IAEA steps up pressure on the Iranian Horn

IAEA steps up pressure on Iran: Update 2

Updates with changes throughout

The UN’s nuclear watchdog has stepped up pressure on Iran over inspection access, with its first formal call in nearly eight years for Tehran to co-operate.

The IAEA has adopted a resolution after months of more informal public requests by its director-general, Rafael Grossi, for inspectors to be permitted access to locations and for clarification on possible undeclared nuclear material and nuclear-related activities in Iran. This is the first such formal resolution on Iran that the IAEA has adopted since September 2012.

Unfettered IAEA access to Iran’s nuclear facilities was a key part of the Joint Comprehensive Plan of Action (JCPOA) nuclear deal, under which Iran was freed of US and EU sanctions and allowed to export its crude unhindered. But this deal has been unravelling since the US pulled out of the deal and reimposed sanctions in 2018.

Tehran said in January that it would take a “fifth and final” step to reduce compliance with the deal by removing restrictions placed on the number of centrifuges installed at its two uranium enrichment sites in Natanz and Fordow. Shortly after that move the JCPOA’s three European signatories — France, Germany and the UK — triggered the deal’s dispute mechanism, although nothing tangible came from it.

Iran’s “nuclear breakout” — the time required to enrich its existing uranium stockpile to weapons-grade material — has shrunk to three months from the JCPOA benchmark of one year, Institute for Science and International Security president David Albright projects. “Obviously, we do not fear they are going to do that right now — it is a benchmark.”

Significantly, the resolution adopted by the IAEA today was put forward by the three European governments. Their foreign ministers met today in Berlin where they again affirmed their commitment to the JCPOA.

“We must address shared concerns about Iran’s nuclear programme, its ballistic missile programme and its destabilising regional activities in the long term.

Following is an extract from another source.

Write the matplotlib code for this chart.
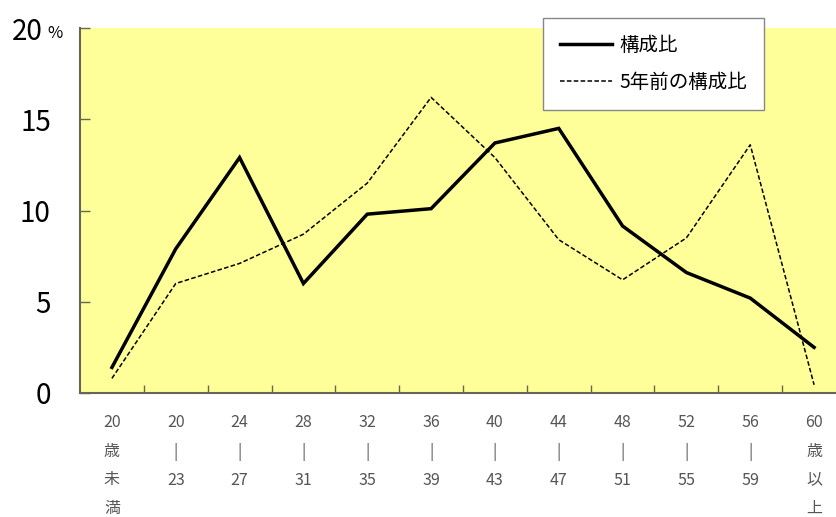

To this end, we continue to believe that the strategy of maximum pressure will not effectively serve this goal,” they said, referring to a phrase that the US government has used to describe its strategy on Iran.

The three said that they will seek a ministerial-level meeting with the Iranian government “to take stock”, and said that any unilateral attempt to trigger fresh UN sanctions on Iran would be incompatible with their efforts to preserve the JCPOA.

The Europeans are pushing back against a US threat to invoke a UN Security Council “snapback” provision that would require the EU to impose economic sanctions if Tehran violates the terms of the nuclear deal.

US officials say they are considering the move as a way to force the UN Security Council to extend an embargo on arms sales to Iran that expires in October.

But the gambit — which involves making a legal claim that the US is still a JCPOA member for that particular purpose, despite the earlier withdrawal — may have more to do with ensuring that the nuclear deal cannot be restored regardless of the outcome of the US presidential election in November.

President Donald Trump has repeatedly called the deal the “worst ever”. The presumptive Democratic nominee in the presidential race, former vice president Joe Biden, has said that if he wins the presidency, the US will resume its commitments under the JCPOA — including oil sanctions relief — so long as Iran resumes compliance with the deal. But that assumes a willing partner in Tehran, where enthusiasm for an agreement with the US has waned after Trump’s unilateral moves.

“If it is President Trump winning re-election, he wants to increase his leverage and the maximum pressure campaign” by pushing for a UN-mandated snapback, says Rich Goldberg, who directed the Iran sanctions effort at the White House in 2018-19. “If Joe Biden wins the election, he too benefits from a snapback,” Goldberg says. “Much better to have the benefit of the maximum pressure campaign sanctions and a reset of all the strategic restrictions on Iran.”

US sanctions have cut Iran’s crude exports by 2mn b/d but have fallen short of Washington’s professed objective of bringing shipments to zero.